I agree with Breeze89, what does flow charts have to do with simulation analysis? Isn't this just another quality tool to further the goal of continual improvement of processes, no better or worse than a flow chart just a different application? Solid modeling and simulations have been used in the aerospace and other industries for years, but never has it totally elimnated the need for real world testing. You can control variables, but never eliminate them, after all isn't this why there is real life testing for simulation software as well?

Process Simulation Models Aren't New

I was using process simularion models (visually based, not text) ~20 years ago. Not sure why this article seems to make it sound like some new technology.

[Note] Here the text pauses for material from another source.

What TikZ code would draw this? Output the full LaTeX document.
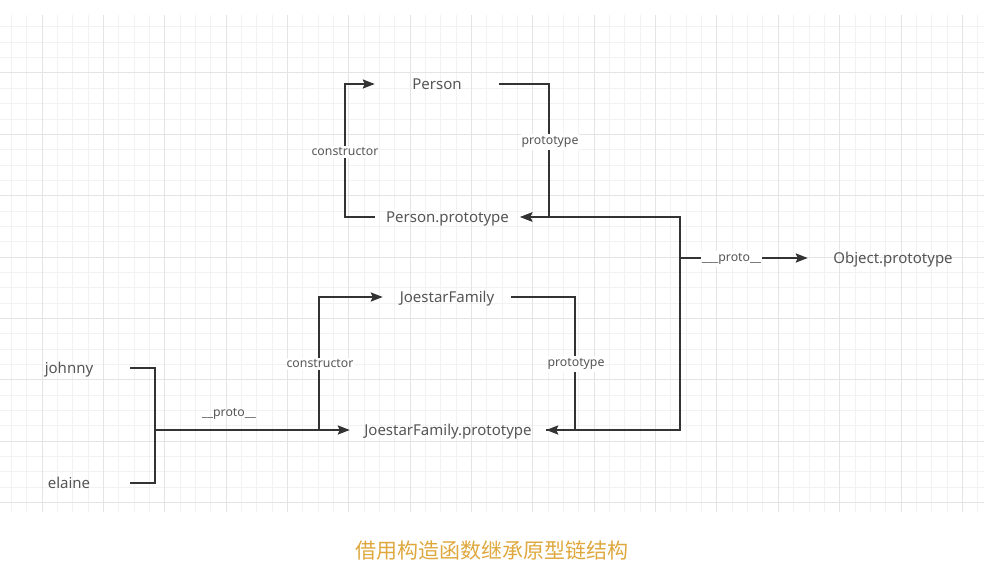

Surprisingly light on value

I agree with the others. More meat needed. Surprisingly light on value for a Harrington piece.

Missing the meat

As always, a well considered column and a topic more people need to be aware of. Yet, like most such pieces on simulation, it lacks the necessary details on implementation, and ultimately falls short in terms of its applicability to real-world problems. What exactly is the next step for the reader, who is now impressed with the efficacy of simulation? And where should the reader look to learn more? A stronger column would have delved into the software, which is a critical component of (and often barrier to) simulation, and would have guided readers to additional resources and case studies.


I thought, "Harrington- he's sharp. Let's see what he says about simulation." Nice article, but a little disappointing from the standpoint of missing the greatest pitfall. Mentioned that most simualtion produces reliable results. That's true, but these software programs still run on computers and the simulation output is only as good as the input. Very old catchphrase was "Garbage in, garbage out." This is still true, no matter how sophisticated the programming and it remains the grain of salt that must accompany all simulation reports. Second pitfall - the more eye candy in the report/presentation the more the uncertainty regarding the results. Trust, but verify.